In the afternoon we stopped to a different beach for lunch and then toured another few beaches on the way back to Abraao. The tide had come in by then, so unfortunately the beaches had shrunk quite significantly, but it was still nice to get a tour of the island. Emily and I both agreed though that Lopes Mendes was the best beach and that overall, the boat tour and snorkeling we’re probably a little overrated. We were glad to support the livelihoods of those living on the island, but our preference probably would have been to do some more beach hopping by hiking rather than boat. But it’s a very beautiful island!

On our last night in Rio we decided to go all out and go on a pub crawl with the group that organized our walking tour when we arrived. The pub crawl goes all around Lapa, which has the best night life in Rio and we had a blast! Emily has a friend from Rio, so he joined us for the evening and we all had a great time sampling some of Rio’s best bars and clubs.

We started at a Cachacaria. Cachaca is the key ingredient in Brazil’s favourite cocktail, the caipirinha, so we visited a small bar called Cana Kriok that makes its own cachaca and got a lesson in how to make the perfect caipirinha. The other ingredients include just lime, sugar, and ice; I picked up a bottle of cachaca to take home, so I’ll have to try them out myself! The caipirinhas at Cana Kriok were easily the best ones I had the whole trip. Apparently they’re best made individually and the large batches of caipirinhas they sell on the beach just can’t compare.

Our second stop was to a “typical Brazilian bar”, Antonio’s, which Emily and I had unknowingly visited earlier in the trip. The last two clubs we visited we’re where we finally sampled some samba! The first club was Sacrilegio, which is a very old club that is known as the birthplace of samba. There was a live band and we had a great time attempting to learn some samba moves! We were so bad at it, you have to move your feet so quickly, but we had fun nonetheless.

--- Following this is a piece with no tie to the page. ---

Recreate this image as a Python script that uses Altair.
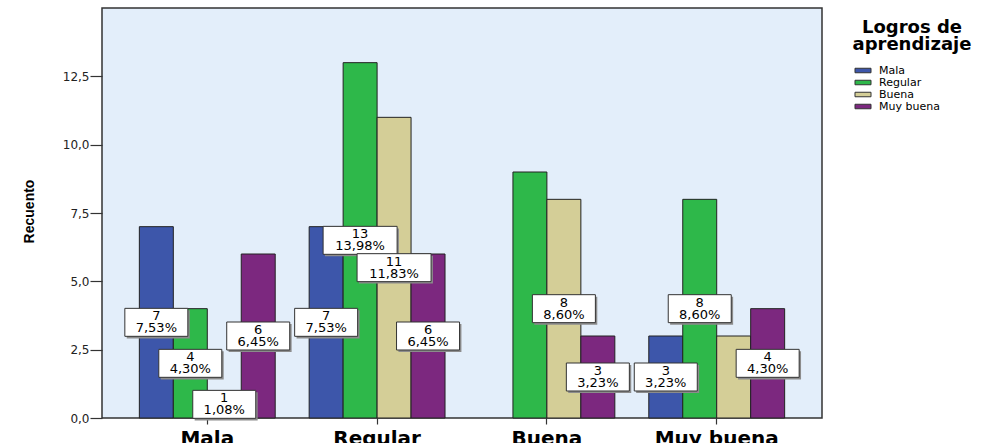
import altair as alt
import pandas as pd

# ---- data -------------------------------------------------------------
categories = ["Mala", "Regular", "Buena", "Muy buena"]
series = ["Mala", "Regular", "Buena", "Muy buena"]
# counts per x-category, in series order (Mala, Regular, Buena, Muy buena)
counts_mala = [7, 4, 1, 6]
counts_regular = [7, 13, 11, 6]
counts_buena = [0, 9, 8, 3]
counts_muy_buena = [3, 8, 3, 4]
# which value labels are visible in the reference (1 = shown)
show_mala = [1, 1, 1, 1]
show_regular = [1, 1, 1, 1]
show_buena = [0, 0, 1, 1]
show_muy_buena = [1, 1, 0, 1]

colors = ["#3D56AA", "#2EB84A", "#D4CE97", "#7C287F"]

rows = []
for cat, cnts, shows in zip(
    categories,
    [counts_mala, counts_regular, counts_buena, counts_muy_buena],
    [show_mala, show_regular, show_buena, show_muy_buena],
):
    for s, c, sh in zip(series, cnts, shows):
        rows.append({"category": cat, "series": s, "count": c, "show": sh})
df = pd.DataFrame(rows)

# ---- encodings -------------------------------------------------------
x_enc = alt.X(
    "category:N",
    sort=categories,
    scale=alt.Scale(paddingInner=0.2, paddingOuter=0.22),
    axis=alt.Axis(
        title=None, labelAngle=0, domain=False, tickSize=6, tickColor="#333",
        tickWidth=1.2, labelPadding=4, labelFont="DejaVu Sans",
        labelFontWeight="bold", labelFontSize=20, labelColor="#000",
    ),
)
xo_enc = alt.XOffset("series:N", sort=series)
y_axis = alt.Axis(
    title="Recuento", values=[0, 2.5, 5, 7.5, 10, 12.5],
    labelExpr="replace(format(datum.value, '.1f'), '.', ',')",
    domain=False, grid=False, tickSize=12, tickColor="#333", tickWidth=1.2,
    labelPadding=1, labelFont="DejaVu Sans", labelFontSize=12, labelColor="#222",
    titleFont="Liberation Sans", titleFontWeight="bold", titleFontSize=14,
    titleColor="#000", titleX=-69, titleY=203, titleAngle=270,
    titleAlign="center", titleBaseline="alphabetic",
)
y_scale = alt.Scale(domain=[0, 15], nice=False)

base = alt.Chart(df)

bars = base.transform_filter("datum.count > 0").mark_bar(
    stroke="#222", strokeWidth=1
).encode(
    x=x_enc,
    xOffset=xo_enc,
    y=alt.Y("count:Q", scale=y_scale, axis=y_axis),
    color=alt.Color(
        "series:N", sort=series,
        scale=alt.Scale(domain=series, range=colors),
        legend=alt.Legend(
            title=None, orient="none", legendX=755.5, legendY=57,
            direction="vertical", padding=0,
            symbolType="M-1.78,-0.5L1.78,-0.5L1.78,0.5L-1.78,0.5Z", symbolSize=81,
            symbolStrokeColor="#333", symbolStrokeWidth=1, symbolOpacity=1,
            labelFont="DejaVu Sans", labelFontSize=11, labelColor="#000",
            labelOffset=10.5, rowPadding=0,
        ),
    ),
)

lab = base.transform_joinaggregate(total="sum(count)").transform_filter(
    "datum.show == 1"
).transform_calculate(
    mid="datum.count / 2",
    label="datum.count + '\\n' + replace(format(datum.count / datum.total * 100, '.2f'), '.', ',') + '%'",
)

y_mid = alt.Y("mid:Q", scale=y_scale, axis=y_axis)


def box_layers(filter_expr, size, box_path, shadow_path):
    sub = lab.transform_filter(filter_expr)
    shadow = sub.mark_point(
        shape=shadow_path, size=size, filled=True, fill="#8c8c8c",
        opacity=1, strokeWidth=0,
    ).encode(x=x_enc, xOffset=xo_enc, y=y_mid)
    box = sub.mark_point(
        shape=box_path, size=size, filled=True, fill="#ffffff",
        stroke="#333", strokeWidth=1, opacity=1,
    ).encode(x=x_enc, xOffset=xo_enc, y=y_mid)
    return shadow, box


sh_n, box_n = box_layers(
    "datum.count < 10", 63 * 63,
    "M-1,-0.444L1,-0.444L1,0.444L-1,0.444Z",
    "M-0.94,-0.38L1.06,-0.38L1.06,0.51L-0.94,0.51Z",
)
sh_w, box_w = box_layers(
    "datum.count >= 10", 74 * 74,
    "M-1,-0.378L1,-0.378L1,0.378L-1,0.378Z",
    "M-0.95,-0.32L1.05,-0.32L1.05,0.43L-0.95,0.43Z",
)

texts = lab.mark_text(
    font="DejaVu Sans", fontSize=13, lineBreak="\n", lineHeight=12,
    baseline="middle", align="center", color="#000", dy=-6,
).encode(x=x_enc, xOffset=xo_enc, y=y_mid, text="label:N")

legend_title = alt.Chart(pd.DataFrame({"a": [0]})).mark_text(
    text=["Logros de", "aprendizaje"], font="DejaVu Sans", fontWeight="bold",
    fontSize=18, lineHeight=17, align="center", baseline="alphabetic",
    color="#000",
).encode(x=alt.value(810), y=alt.value(25))

chart = alt.layer(
    bars, sh_n, sh_w, box_n, box_w, texts, legend_title
).properties(
    width=720, height=410,
    padding={"left": 102, "top": 8, "right": 171, "bottom": 25},
    autosize="none",
    background="#ffffff",
).configure_view(
    fill="#E3EEFA", stroke="#333", strokeWidth=1.5,
)

chart.save("out.html", embed_options={"renderer": "svg", "actions": False})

Emily, Arthur, and I at Antonio's

Emily, Arthur, and I at Antonio’s

The last stop was Rio Scenarium, the most famous club in Brazil and ranked one of the top 10 clubs in the world by The Guardian. It had three floors and was enormous! The main floor had more Brazilian music and samba and the second floor had electronica. Brazil just hosted it’s first Tomorrowland festival in São Paulo last week, so the second floor was packed. We spent some time on both floors and were more then happy to spend the remainder of our night at the Scenarium!

Our flights didn’t leave until after 9pm on our last day, so we took it easy and spent the day walking along the beaches again. We did a little hike up to a small fort located near the beach to finish off the trip with one last view of Rio. It was definitely a rewarding view and hike. We met lots of little marmosets on the way up and we had a great view of all Rio’s famous attractions, the Sugarloaf, Christo Redentor, and Copacobana Beach. It was a pretty satisfying way to end the trip.

One last view of Rio

One last view of Rio

As with most trips, I’m sad to leave but happy to be home. I don’t have too much of a break though as my parents are coming for a visit in just 3 short days!! I hope you enjoyed the blogs about Brazil, I really enjoyed writing them. Check my Facebook for pictures soon!

Otherwise, I’m sure I’ll have lots of fun summer adventures to share with you soon!